[YOUR TASK]:
Restate each of the lines below word for word and drop every picture.

[MATERIAL PROVIDED]:

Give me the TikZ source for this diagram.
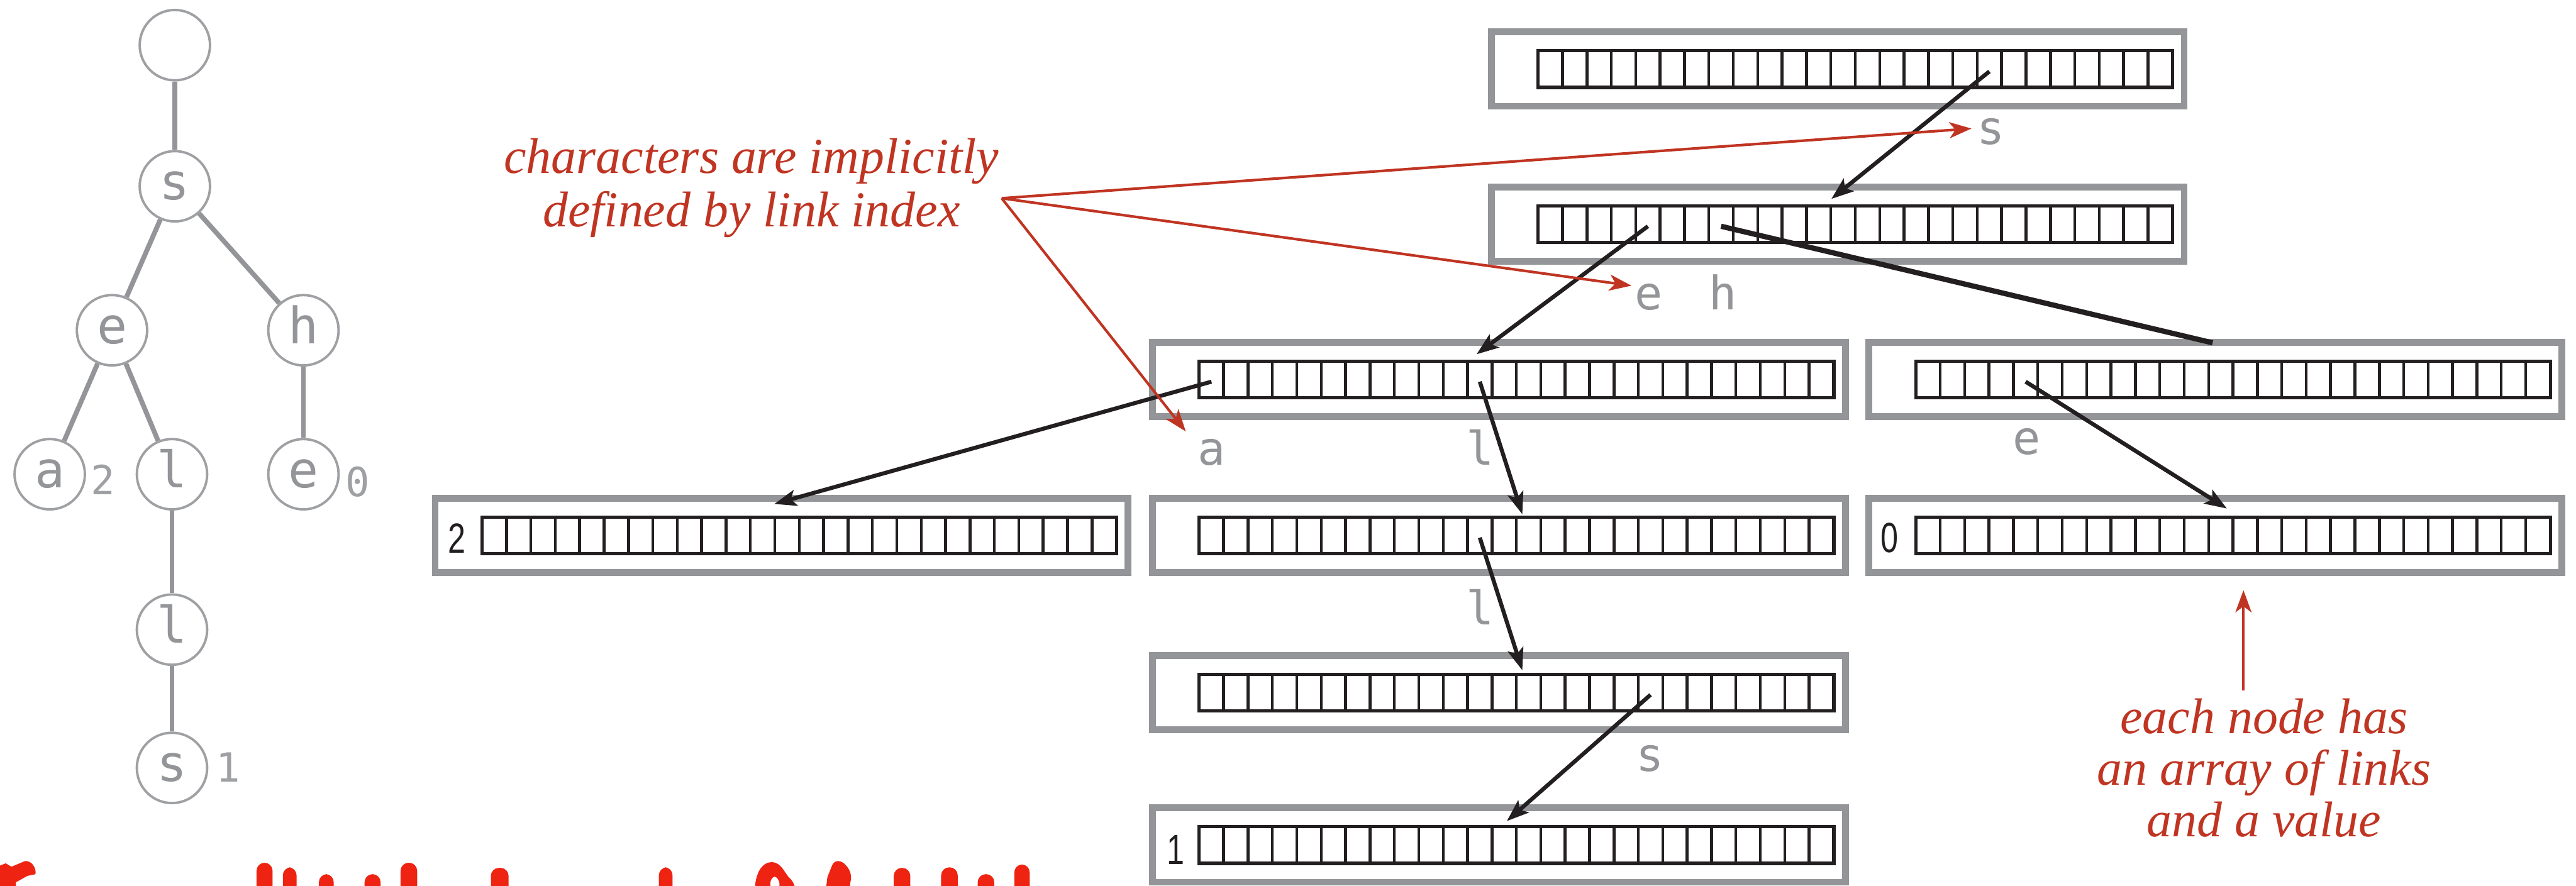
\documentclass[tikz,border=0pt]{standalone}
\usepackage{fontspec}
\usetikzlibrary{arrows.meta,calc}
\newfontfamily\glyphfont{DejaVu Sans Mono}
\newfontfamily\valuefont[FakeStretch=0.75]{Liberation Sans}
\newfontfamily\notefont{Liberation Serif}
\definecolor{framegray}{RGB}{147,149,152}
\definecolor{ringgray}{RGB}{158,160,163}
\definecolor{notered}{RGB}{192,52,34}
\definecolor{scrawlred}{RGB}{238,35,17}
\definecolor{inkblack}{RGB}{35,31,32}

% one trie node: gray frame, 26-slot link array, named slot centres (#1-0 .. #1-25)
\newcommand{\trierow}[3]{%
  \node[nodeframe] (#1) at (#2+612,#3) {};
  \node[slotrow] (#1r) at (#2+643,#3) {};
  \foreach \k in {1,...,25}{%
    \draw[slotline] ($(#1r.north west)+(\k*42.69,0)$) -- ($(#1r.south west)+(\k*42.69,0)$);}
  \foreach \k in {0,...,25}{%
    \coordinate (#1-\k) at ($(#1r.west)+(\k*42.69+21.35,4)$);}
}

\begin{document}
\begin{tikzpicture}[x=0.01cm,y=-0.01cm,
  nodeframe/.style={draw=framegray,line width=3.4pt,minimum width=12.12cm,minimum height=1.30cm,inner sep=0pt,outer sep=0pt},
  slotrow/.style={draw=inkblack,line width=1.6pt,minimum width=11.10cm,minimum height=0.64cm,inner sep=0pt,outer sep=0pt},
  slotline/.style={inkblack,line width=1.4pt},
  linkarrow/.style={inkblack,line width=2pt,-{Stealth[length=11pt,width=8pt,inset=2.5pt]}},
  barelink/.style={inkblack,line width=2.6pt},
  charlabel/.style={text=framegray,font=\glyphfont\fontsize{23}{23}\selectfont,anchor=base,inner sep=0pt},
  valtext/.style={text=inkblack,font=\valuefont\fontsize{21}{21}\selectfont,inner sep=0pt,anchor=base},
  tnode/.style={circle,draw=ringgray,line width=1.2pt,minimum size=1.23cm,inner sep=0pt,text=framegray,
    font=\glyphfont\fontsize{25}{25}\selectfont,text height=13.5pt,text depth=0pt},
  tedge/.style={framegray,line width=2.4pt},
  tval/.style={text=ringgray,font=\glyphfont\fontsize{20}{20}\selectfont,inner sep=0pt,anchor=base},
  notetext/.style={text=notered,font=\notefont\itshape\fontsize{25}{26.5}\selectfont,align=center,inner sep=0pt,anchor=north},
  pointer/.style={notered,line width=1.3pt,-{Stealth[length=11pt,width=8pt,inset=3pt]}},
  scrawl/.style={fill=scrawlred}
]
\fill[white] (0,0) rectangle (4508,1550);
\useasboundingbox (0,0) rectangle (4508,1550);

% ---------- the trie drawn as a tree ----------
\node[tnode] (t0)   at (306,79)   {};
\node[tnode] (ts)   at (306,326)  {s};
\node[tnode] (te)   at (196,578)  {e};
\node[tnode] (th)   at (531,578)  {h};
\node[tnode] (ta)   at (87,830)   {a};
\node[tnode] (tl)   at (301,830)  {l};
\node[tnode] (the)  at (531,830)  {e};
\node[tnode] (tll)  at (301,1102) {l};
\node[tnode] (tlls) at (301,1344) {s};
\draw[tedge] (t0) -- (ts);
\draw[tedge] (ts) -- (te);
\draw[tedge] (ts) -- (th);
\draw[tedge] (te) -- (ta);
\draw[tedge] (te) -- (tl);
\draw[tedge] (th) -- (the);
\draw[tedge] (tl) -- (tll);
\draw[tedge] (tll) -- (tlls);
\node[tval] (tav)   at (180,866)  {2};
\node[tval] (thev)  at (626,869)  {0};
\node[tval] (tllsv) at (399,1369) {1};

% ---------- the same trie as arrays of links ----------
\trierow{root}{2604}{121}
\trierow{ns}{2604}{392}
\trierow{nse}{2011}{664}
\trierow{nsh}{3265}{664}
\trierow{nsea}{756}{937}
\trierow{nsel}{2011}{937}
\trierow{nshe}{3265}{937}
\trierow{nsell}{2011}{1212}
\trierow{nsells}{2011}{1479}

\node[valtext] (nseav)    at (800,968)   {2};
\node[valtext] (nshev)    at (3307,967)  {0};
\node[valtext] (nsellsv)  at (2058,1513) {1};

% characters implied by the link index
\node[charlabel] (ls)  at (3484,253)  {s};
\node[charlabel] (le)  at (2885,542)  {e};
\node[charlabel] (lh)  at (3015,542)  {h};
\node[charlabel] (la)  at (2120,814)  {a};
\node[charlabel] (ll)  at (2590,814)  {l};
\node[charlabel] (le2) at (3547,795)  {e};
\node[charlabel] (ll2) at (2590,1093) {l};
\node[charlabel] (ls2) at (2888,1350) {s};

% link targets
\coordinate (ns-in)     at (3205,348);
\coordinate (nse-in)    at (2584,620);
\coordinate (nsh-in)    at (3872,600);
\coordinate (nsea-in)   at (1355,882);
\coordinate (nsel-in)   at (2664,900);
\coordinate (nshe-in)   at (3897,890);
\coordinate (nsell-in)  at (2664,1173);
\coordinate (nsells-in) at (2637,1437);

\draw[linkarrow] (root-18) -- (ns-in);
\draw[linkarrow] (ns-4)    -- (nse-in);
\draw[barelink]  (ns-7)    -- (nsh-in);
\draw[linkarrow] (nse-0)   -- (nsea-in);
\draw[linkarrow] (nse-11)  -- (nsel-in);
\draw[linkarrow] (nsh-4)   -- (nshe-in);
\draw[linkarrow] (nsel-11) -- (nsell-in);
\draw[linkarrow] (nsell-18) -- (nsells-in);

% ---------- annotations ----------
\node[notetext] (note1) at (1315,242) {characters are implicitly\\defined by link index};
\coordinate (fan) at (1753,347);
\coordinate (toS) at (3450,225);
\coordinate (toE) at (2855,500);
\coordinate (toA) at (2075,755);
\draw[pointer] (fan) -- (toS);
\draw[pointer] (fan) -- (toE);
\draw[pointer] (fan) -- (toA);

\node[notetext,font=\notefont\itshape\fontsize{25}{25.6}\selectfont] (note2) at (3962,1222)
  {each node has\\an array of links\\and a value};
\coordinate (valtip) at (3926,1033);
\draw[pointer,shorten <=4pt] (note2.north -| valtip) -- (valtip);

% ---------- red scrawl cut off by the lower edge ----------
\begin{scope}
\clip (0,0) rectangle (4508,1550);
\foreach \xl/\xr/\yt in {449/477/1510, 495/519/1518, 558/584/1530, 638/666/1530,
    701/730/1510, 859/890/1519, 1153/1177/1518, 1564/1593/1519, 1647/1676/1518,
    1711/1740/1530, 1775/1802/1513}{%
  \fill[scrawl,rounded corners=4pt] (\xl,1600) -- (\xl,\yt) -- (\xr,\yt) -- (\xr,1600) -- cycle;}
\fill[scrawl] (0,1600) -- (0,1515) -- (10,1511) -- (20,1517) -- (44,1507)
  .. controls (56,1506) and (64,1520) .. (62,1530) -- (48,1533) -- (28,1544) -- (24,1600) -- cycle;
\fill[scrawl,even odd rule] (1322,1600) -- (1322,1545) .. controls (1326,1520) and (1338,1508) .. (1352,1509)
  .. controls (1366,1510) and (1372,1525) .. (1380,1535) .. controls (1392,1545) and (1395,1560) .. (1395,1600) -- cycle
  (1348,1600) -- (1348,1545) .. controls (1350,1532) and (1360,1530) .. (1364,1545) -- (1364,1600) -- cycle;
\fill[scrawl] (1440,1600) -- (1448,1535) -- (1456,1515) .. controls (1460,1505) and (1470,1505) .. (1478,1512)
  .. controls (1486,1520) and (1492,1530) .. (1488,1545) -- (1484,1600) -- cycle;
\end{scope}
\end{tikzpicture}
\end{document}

[OUTPUT]:
Give me the TikZ source for this diagram.
\documentclass[tikz,border=0pt]{standalone}
\usepackage{fontspec}
\usetikzlibrary{arrows.meta,calc}
\newfontfamily\glyphfont{DejaVu Sans Mono}
\newfontfamily\valuefont[FakeStretch=0.75]{Liberation Sans}
\newfontfamily\notefont{Liberation Serif}
\definecolor{framegray}{RGB}{147,149,152}
\definecolor{ringgray}{RGB}{158,160,163}
\definecolor{notered}{RGB}{192,52,34}
\definecolor{scrawlred}{RGB}{238,35,17}
\definecolor{inkblack}{RGB}{35,31,32}

% one trie node: gray frame, 26-slot link array, named slot centres (#1-0 .. #1-25)
\newcommand{\trierow}[3]{%
  \node[nodeframe] (#1) at (#2+612,#3) {};
  \node[slotrow] (#1r) at (#2+643,#3) {};
  \foreach \k in {1,...,25}{%
    \draw[slotline] ($(#1r.north west)+(\k*42.69,0)$) -- ($(#1r.south west)+(\k*42.69,0)$);}
  \foreach \k in {0,...,25}{%
    \coordinate (#1-\k) at ($(#1r.west)+(\k*42.69+21.35,4)$);}
}

\begin{document}
\begin{tikzpicture}[x=0.01cm,y=-0.01cm,
  nodeframe/.style={draw=framegray,line width=3.4pt,minimum width=12.12cm,minimum height=1.30cm,inner sep=0pt,outer sep=0pt},
  slotrow/.style={draw=inkblack,line width=1.6pt,minimum width=11.10cm,minimum height=0.64cm,inner sep=0pt,outer sep=0pt},
  slotline/.style={inkblack,line width=1.4pt},
  linkarrow/.style={inkblack,line width=2pt,-{Stealth[length=11pt,width=8pt,inset=2.5pt]}},
  barelink/.style={inkblack,line width=2.6pt},
  charlabel/.style={text=framegray,font=\glyphfont\fontsize{23}{23}\selectfont,anchor=base,inner sep=0pt},
  valtext/.style={text=inkblack,font=\valuefont\fontsize{21}{21}\selectfont,inner sep=0pt,anchor=base},
  tnode/.style={circle,draw=ringgray,line width=1.2pt,minimum size=1.23cm,inner sep=0pt,text=framegray,
    font=\glyphfont\fontsize{25}{25}\selectfont,text height=13.5pt,text depth=0pt},
  tedge/.style={framegray,line width=2.4pt},
  tval/.style={text=ringgray,font=\glyphfont\fontsize{20}{20}\selectfont,inner sep=0pt,anchor=base},
  notetext/.style={text=notered,font=\notefont\itshape\fontsize{25}{26.5}\selectfont,align=center,inner sep=0pt,anchor=north},
  pointer/.style={notered,line width=1.3pt,-{Stealth[length=11pt,width=8pt,inset=3pt]}},
  scrawl/.style={fill=scrawlred}
]
\fill[white] (0,0) rectangle (4508,1550);
\useasboundingbox (0,0) rectangle (4508,1550);

% ---------- the trie drawn as a tree ----------
\node[tnode] (t0)   at (306,79)   {};
\node[tnode] (ts)   at (306,326)  {s};
\node[tnode] (te)   at (196,578)  {e};
\node[tnode] (th)   at (531,578)  {h};
\node[tnode] (ta)   at (87,830)   {a};
\node[tnode] (tl)   at (301,830)  {l};
\node[tnode] (the)  at (531,830)  {e};
\node[tnode] (tll)  at (301,1102) {l};
\node[tnode] (tlls) at (301,1344) {s};
\draw[tedge] (t0) -- (ts);
\draw[tedge] (ts) -- (te);
\draw[tedge] (ts) -- (th);
\draw[tedge] (te) -- (ta);
\draw[tedge] (te) -- (tl);
\draw[tedge] (th) -- (the);
\draw[tedge] (tl) -- (tll);
\draw[tedge] (tll) -- (tlls);
\node[tval] (tav)   at (180,866)  {2};
\node[tval] (thev)  at (626,869)  {0};
\node[tval] (tllsv) at (399,1369) {1};

% ---------- the same trie as arrays of links ----------
\trierow{root}{2604}{121}
\trierow{ns}{2604}{392}
\trierow{nse}{2011}{664}
\trierow{nsh}{3265}{664}
\trierow{nsea}{756}{937}
\trierow{nsel}{2011}{937}
\trierow{nshe}{3265}{937}
\trierow{nsell}{2011}{1212}
\trierow{nsells}{2011}{1479}

\node[valtext] (nseav)    at (800,968)   {2};
\node[valtext] (nshev)    at (3307,967)  {0};
\node[valtext] (nsellsv)  at (2058,1513) {1};

% characters implied by the link index
\node[charlabel] (ls)  at (3484,253)  {s};
\node[charlabel] (le)  at (2885,542)  {e};
\node[charlabel] (lh)  at (3015,542)  {h};
\node[charlabel] (la)  at (2120,814)  {a};
\node[charlabel] (ll)  at (2590,814)  {l};
\node[charlabel] (le2) at (3547,795)  {e};
\node[charlabel] (ll2) at (2590,1093) {l};
\node[charlabel] (ls2) at (2888,1350) {s};

% link targets
\coordinate (ns-in)     at (3205,348);
\coordinate (nse-in)    at (2584,620);
\coordinate (nsh-in)    at (3872,600);
\coordinate (nsea-in)   at (1355,882);
\coordinate (nsel-in)   at (2664,900);
\coordinate (nshe-in)   at (3897,890);
\coordinate (nsell-in)  at (2664,1173);
\coordinate (nsells-in) at (2637,1437);

\draw[linkarrow] (root-18) -- (ns-in);
\draw[linkarrow] (ns-4)    -- (nse-in);
\draw[barelink]  (ns-7)    -- (nsh-in);
\draw[linkarrow] (nse-0)   -- (nsea-in);
\draw[linkarrow] (nse-11)  -- (nsel-in);
\draw[linkarrow] (nsh-4)   -- (nshe-in);
\draw[linkarrow] (nsel-11) -- (nsell-in);
\draw[linkarrow] (nsell-18) -- (nsells-in);

% ---------- annotations ----------
\node[notetext] (note1) at (1315,242) {characters are implicitly\\defined by link index};
\coordinate (fan) at (1753,347);
\coordinate (toS) at (3450,225);
\coordinate (toE) at (2855,500);
\coordinate (toA) at (2075,755);
\draw[pointer] (fan) -- (toS);
\draw[pointer] (fan) -- (toE);
\draw[pointer] (fan) -- (toA);

\node[notetext,font=\notefont\itshape\fontsize{25}{25.6}\selectfont] (note2) at (3962,1222)
  {each node has\\an array of links\\and a value};
\coordinate (valtip) at (3926,1033);
\draw[pointer,shorten <=4pt] (note2.north -| valtip) -- (valtip);

% ---------- red scrawl cut off by the lower edge ----------
\begin{scope}
\clip (0,0) rectangle (4508,1550);
\foreach \xl/\xr/\yt in {449/477/1510, 495/519/1518, 558/584/1530, 638/666/1530,
    701/730/1510, 859/890/1519, 1153/1177/1518, 1564/1593/1519, 1647/1676/1518,
    1711/1740/1530, 1775/1802/1513}{%
  \fill[scrawl,rounded corners=4pt] (\xl,1600) -- (\xl,\yt) -- (\xr,\yt) -- (\xr,1600) -- cycle;}
\fill[scrawl] (0,1600) -- (0,1515) -- (10,1511) -- (20,1517) -- (44,1507)
  .. controls (56,1506) and (64,1520) .. (62,1530) -- (48,1533) -- (28,1544) -- (24,1600) -- cycle;
\fill[scrawl,even odd rule] (1322,1600) -- (1322,1545) .. controls (1326,1520) and (1338,1508) .. (1352,1509)
  .. controls (1366,1510) and (1372,1525) .. (1380,1535) .. controls (1392,1545) and (1395,1560) .. (1395,1600) -- cycle
  (1348,1600) -- (1348,1545) .. controls (1350,1532) and (1360,1530) .. (1364,1545) -- (1364,1600) -- cycle;
\fill[scrawl] (1440,1600) -- (1448,1535) -- (1456,1515) .. controls (1460,1505) and (1470,1505) .. (1478,1512)
  .. controls (1486,1520) and (1492,1530) .. (1488,1545) -- (1484,1600) -- cycle;
\end{scope}
\end{tikzpicture}
\end{document}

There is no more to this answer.